══ GIVEN MATERIAL

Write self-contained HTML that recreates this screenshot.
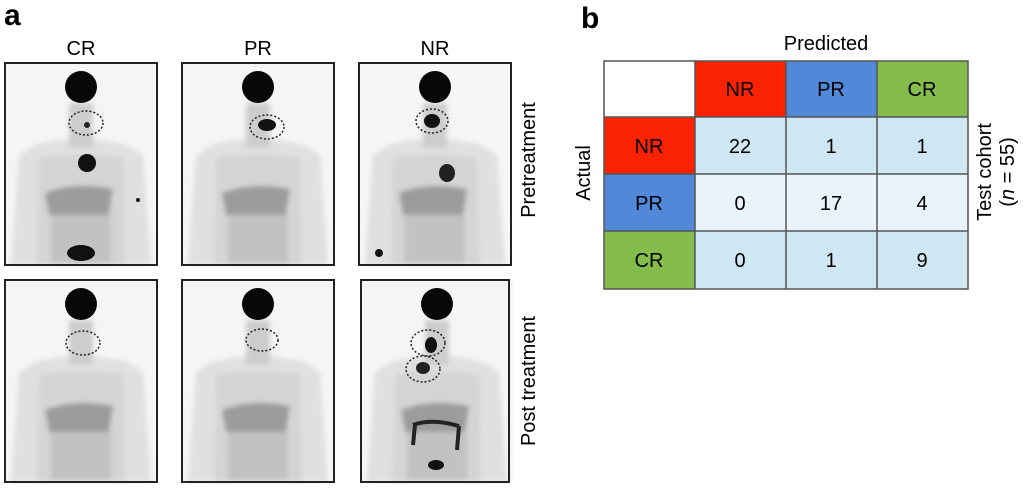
<!DOCTYPE html>
<html><head><meta charset="utf-8"><style>
body{margin:0;background:#fff;width:1023px;height:487px;overflow:hidden;font-family:"Liberation Sans",Arial,sans-serif;}
</style></head><body>
<svg width="1023" height="487" viewBox="0 0 1023 487" xmlns="http://www.w3.org/2000/svg" font-family="Liberation Sans, Arial, sans-serif">
<defs>
<filter id="bl"><feGaussianBlur stdDeviation="2.5"/></filter>
<g id="body">
  <rect x="0" y="0" width="152" height="202" fill="#f5f5f5"/>
  <g filter="url(#bl)">
  <path d="M30 82 Q76 70 122 82 L138 92 L146 202 L6 202 L14 92 Z" fill="#e0e0e0"/>
  <path d="M34 95 Q76 88 118 95 L120 202 L32 202 Z" fill="#d4d4d4"/>
  <rect x="64" y="40" width="24" height="45" fill="#cdcdcd"/>
  <path d="M40 130 Q70 118 108 126 L104 152 Q70 156 44 152Z" fill="#9c9c9c"/>
  <rect x="46" y="152" width="60" height="48" fill="#c2c2c2"/>
  </g>
  <ellipse cx="76" cy="24" rx="16" ry="16" fill="#080808"/>
</g>
</defs>

<text x="4" y="25" font-size="30" font-weight="bold">a</text>
<text x="581" y="28" font-size="30" font-weight="bold">b</text>
<text x="81" y="55" font-size="20" text-anchor="middle">CR</text>
<text x="258" y="55" font-size="20" text-anchor="middle">PR</text>
<text x="435" y="55" font-size="20" text-anchor="middle">NR</text>

<g transform="translate(5,63)"><use href="#body"/><ellipse cx="82" cy="100" rx="9" ry="9" fill="#111"/><ellipse cx="76" cy="190" rx="14" ry="8" fill="#111"/><ellipse cx="81" cy="60" rx="17" ry="12" fill="none" stroke="#222" stroke-dasharray="2,2" stroke-width="1.5"/><circle cx="82" cy="62" r="3" fill="#222"/><circle cx="133" cy="137" r="2" fill="#111"/></g>
<g transform="translate(182,63)"><use href="#body"/><ellipse cx="85" cy="62" rx="9" ry="6" fill="#111"/><ellipse cx="85" cy="64" rx="17" ry="12" fill="none" stroke="#222" stroke-dasharray="2,2" stroke-width="1.5"/></g>
<g transform="translate(359,63)"><use href="#body"/><ellipse cx="73" cy="58" rx="8" ry="7" fill="#111"/><ellipse cx="73" cy="58" rx="16" ry="12" fill="none" stroke="#222" stroke-dasharray="2,2" stroke-width="1.5"/><ellipse cx="88" cy="110" rx="8" ry="9" fill="#222"/><circle cx="20" cy="190" r="4" fill="#111"/></g>
<rect x="5" y="63" width="152" height="202" fill="none" stroke="#222" stroke-width="2"/>
<rect x="182" y="63" width="152" height="202" fill="none" stroke="#222" stroke-width="2"/>
<rect x="359" y="63" width="152" height="202" fill="none" stroke="#222" stroke-width="2"/>

<g transform="translate(5,280)"><use href="#body"/><ellipse cx="78" cy="63" rx="17" ry="12" fill="none" stroke="#222" stroke-dasharray="2,2" stroke-width="1.5"/></g>
<g transform="translate(182,280)"><use href="#body"/><ellipse cx="80" cy="60" rx="16" ry="11" fill="none" stroke="#222" stroke-dasharray="2,2" stroke-width="1.5"/></g>
<g transform="translate(361,280)"><use href="#body"/><ellipse cx="70" cy="65" rx="6" ry="8" fill="#111"/><ellipse cx="67" cy="63" rx="17" ry="13" fill="none" stroke="#222" stroke-dasharray="2,2" stroke-width="1.5"/><ellipse cx="62" cy="88" rx="7" ry="6" fill="#222"/><ellipse cx="62" cy="89" rx="17" ry="13" fill="none" stroke="#222" stroke-dasharray="2,2" stroke-width="1.5"/><path d="M52 145 Q70 138 98 146 M54 145 L52 165 M98 146 L96 170" stroke="#222" stroke-width="4" fill="none"/><ellipse cx="75" cy="185" rx="8" ry="5" fill="#111"/></g>
<rect x="5" y="280" width="152" height="202" fill="none" stroke="#222" stroke-width="2"/>
<rect x="182" y="280" width="152" height="202" fill="none" stroke="#222" stroke-width="2"/>
<rect x="361" y="280" width="148" height="202" fill="none" stroke="#222" stroke-width="2"/>

<text transform="translate(535,160) rotate(-90)" font-size="20" text-anchor="middle">Pretreatment</text>
<text transform="translate(535,381) rotate(-90)" font-size="20" text-anchor="middle">Post treatment</text>

<text x="826" y="50" font-size="20" text-anchor="middle">Predicted</text>
<rect x="604" y="61" width="91" height="56" fill="#fff"/>
<rect x="695" y="61" width="91" height="56" fill="#fa2200"/>
<rect x="786" y="61" width="91" height="56" fill="#5189d8"/>
<rect x="877" y="61" width="91" height="56" fill="#84bd4b"/>
<rect x="604" y="117" width="91" height="57" fill="#fa2200"/>
<rect x="604" y="174" width="91" height="57" fill="#5189d8"/>
<rect x="604" y="231" width="91" height="58" fill="#84bd4b"/>
<rect x="695" y="117" width="273" height="57" fill="#cfe6f3"/>
<rect x="695" y="174" width="273" height="57" fill="#e8f3fc"/>
<rect x="695" y="231" width="273" height="58" fill="#cfe6f3"/>
<g stroke="#555" stroke-width="1.5" fill="none">
<rect x="604" y="61" width="364" height="228"/>
<path d="M695 61V289M786 61V289M877 61V289M604 117H968M604 174H968M604 231H968"/>
</g>
<g font-size="20" text-anchor="middle">
<text x="740" y="96">NR</text><text x="831" y="96">PR</text><text x="922" y="96">CR</text>
<text x="649" y="153">NR</text><text x="649" y="210">PR</text><text x="649" y="267">CR</text>
<text x="740" y="153">22</text><text x="831" y="153">1</text><text x="922" y="153">1</text>
<text x="740" y="210">0</text><text x="831" y="210">17</text><text x="922" y="210">4</text>
<text x="740" y="267">0</text><text x="831" y="267">1</text><text x="922" y="267">9</text>
</g>
<text transform="translate(590,173) rotate(-90)" font-size="20" text-anchor="middle">Actual</text>
<text transform="translate(991,172) rotate(-90)" font-size="20" text-anchor="middle">Test cohort</text>
<text transform="translate(1014,172) rotate(-90)" font-size="20" text-anchor="middle">(<tspan font-style="italic">n</tspan> = 55)</text>
</svg>
</body></html>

════

WHAT IS ASKED
Except for the pictures, give all the material above again verbatim.

WRITTEN RESPONSE
Write self-contained HTML that recreates this screenshot.
<!DOCTYPE html>
<html><head><meta charset="utf-8"><style>
body{margin:0;background:#fff;width:1023px;height:487px;overflow:hidden;font-family:"Liberation Sans",Arial,sans-serif;}
</style></head><body>
<svg width="1023" height="487" viewBox="0 0 1023 487" xmlns="http://www.w3.org/2000/svg" font-family="Liberation Sans, Arial, sans-serif">
<defs>
<filter id="bl"><feGaussianBlur stdDeviation="2.5"/></filter>
<g id="body">
  <rect x="0" y="0" width="152" height="202" fill="#f5f5f5"/>
  <g filter="url(#bl)">
  <path d="M30 82 Q76 70 122 82 L138 92 L146 202 L6 202 L14 92 Z" fill="#e0e0e0"/>
  <path d="M34 95 Q76 88 118 95 L120 202 L32 202 Z" fill="#d4d4d4"/>
  <rect x="64" y="40" width="24" height="45" fill="#cdcdcd"/>
  <path d="M40 130 Q70 118 108 126 L104 152 Q70 156 44 152Z" fill="#9c9c9c"/>
  <rect x="46" y="152" width="60" height="48" fill="#c2c2c2"/>
  </g>
  <ellipse cx="76" cy="24" rx="16" ry="16" fill="#080808"/>
</g>
</defs>

<text x="4" y="25" font-size="30" font-weight="bold">a</text>
<text x="581" y="28" font-size="30" font-weight="bold">b</text>
<text x="81" y="55" font-size="20" text-anchor="middle">CR</text>
<text x="258" y="55" font-size="20" text-anchor="middle">PR</text>
<text x="435" y="55" font-size="20" text-anchor="middle">NR</text>

<g transform="translate(5,63)"><use href="#body"/><ellipse cx="82" cy="100" rx="9" ry="9" fill="#111"/><ellipse cx="76" cy="190" rx="14" ry="8" fill="#111"/><ellipse cx="81" cy="60" rx="17" ry="12" fill="none" stroke="#222" stroke-dasharray="2,2" stroke-width="1.5"/><circle cx="82" cy="62" r="3" fill="#222"/><circle cx="133" cy="137" r="2" fill="#111"/></g>
<g transform="translate(182,63)"><use href="#body"/><ellipse cx="85" cy="62" rx="9" ry="6" fill="#111"/><ellipse cx="85" cy="64" rx="17" ry="12" fill="none" stroke="#222" stroke-dasharray="2,2" stroke-width="1.5"/></g>
<g transform="translate(359,63)"><use href="#body"/><ellipse cx="73" cy="58" rx="8" ry="7" fill="#111"/><ellipse cx="73" cy="58" rx="16" ry="12" fill="none" stroke="#222" stroke-dasharray="2,2" stroke-width="1.5"/><ellipse cx="88" cy="110" rx="8" ry="9" fill="#222"/><circle cx="20" cy="190" r="4" fill="#111"/></g>
<rect x="5" y="63" width="152" height="202" fill="none" stroke="#222" stroke-width="2"/>
<rect x="182" y="63" width="152" height="202" fill="none" stroke="#222" stroke-width="2"/>
<rect x="359" y="63" width="152" height="202" fill="none" stroke="#222" stroke-width="2"/>

<g transform="translate(5,280)"><use href="#body"/><ellipse cx="78" cy="63" rx="17" ry="12" fill="none" stroke="#222" stroke-dasharray="2,2" stroke-width="1.5"/></g>
<g transform="translate(182,280)"><use href="#body"/><ellipse cx="80" cy="60" rx="16" ry="11" fill="none" stroke="#222" stroke-dasharray="2,2" stroke-width="1.5"/></g>
<g transform="translate(361,280)"><use href="#body"/><ellipse cx="70" cy="65" rx="6" ry="8" fill="#111"/><ellipse cx="67" cy="63" rx="17" ry="13" fill="none" stroke="#222" stroke-dasharray="2,2" stroke-width="1.5"/><ellipse cx="62" cy="88" rx="7" ry="6" fill="#222"/><ellipse cx="62" cy="89" rx="17" ry="13" fill="none" stroke="#222" stroke-dasharray="2,2" stroke-width="1.5"/><path d="M52 145 Q70 138 98 146 M54 145 L52 165 M98 146 L96 170" stroke="#222" stroke-width="4" fill="none"/><ellipse cx="75" cy="185" rx="8" ry="5" fill="#111"/></g>
<rect x="5" y="280" width="152" height="202" fill="none" stroke="#222" stroke-width="2"/>
<rect x="182" y="280" width="152" height="202" fill="none" stroke="#222" stroke-width="2"/>
<rect x="361" y="280" width="148" height="202" fill="none" stroke="#222" stroke-width="2"/>

<text transform="translate(535,160) rotate(-90)" font-size="20" text-anchor="middle">Pretreatment</text>
<text transform="translate(535,381) rotate(-90)" font-size="20" text-anchor="middle">Post treatment</text>

<text x="826" y="50" font-size="20" text-anchor="middle">Predicted</text>
<rect x="604" y="61" width="91" height="56" fill="#fff"/>
<rect x="695" y="61" width="91" height="56" fill="#fa2200"/>
<rect x="786" y="61" width="91" height="56" fill="#5189d8"/>
<rect x="877" y="61" width="91" height="56" fill="#84bd4b"/>
<rect x="604" y="117" width="91" height="57" fill="#fa2200"/>
<rect x="604" y="174" width="91" height="57" fill="#5189d8"/>
<rect x="604" y="231" width="91" height="58" fill="#84bd4b"/>
<rect x="695" y="117" width="273" height="57" fill="#cfe6f3"/>
<rect x="695" y="174" width="273" height="57" fill="#e8f3fc"/>
<rect x="695" y="231" width="273" height="58" fill="#cfe6f3"/>
<g stroke="#555" stroke-width="1.5" fill="none">
<rect x="604" y="61" width="364" height="228"/>
<path d="M695 61V289M786 61V289M877 61V289M604 117H968M604 174H968M604 231H968"/>
</g>
<g font-size="20" text-anchor="middle">
<text x="740" y="96">NR</text><text x="831" y="96">PR</text><text x="922" y="96">CR</text>
<text x="649" y="153">NR</text><text x="649" y="210">PR</text><text x="649" y="267">CR</text>
<text x="740" y="153">22</text><text x="831" y="153">1</text><text x="922" y="153">1</text>
<text x="740" y="210">0</text><text x="831" y="210">17</text><text x="922" y="210">4</text>
<text x="740" y="267">0</text><text x="831" y="267">1</text><text x="922" y="267">9</text>
</g>
<text transform="translate(590,173) rotate(-90)" font-size="20" text-anchor="middle">Actual</text>
<text transform="translate(991,172) rotate(-90)" font-size="20" text-anchor="middle">Test cohort</text>
<text transform="translate(1014,172) rotate(-90)" font-size="20" text-anchor="middle">(<tspan font-style="italic">n</tspan> = 55)</text>
</svg>
</body></html>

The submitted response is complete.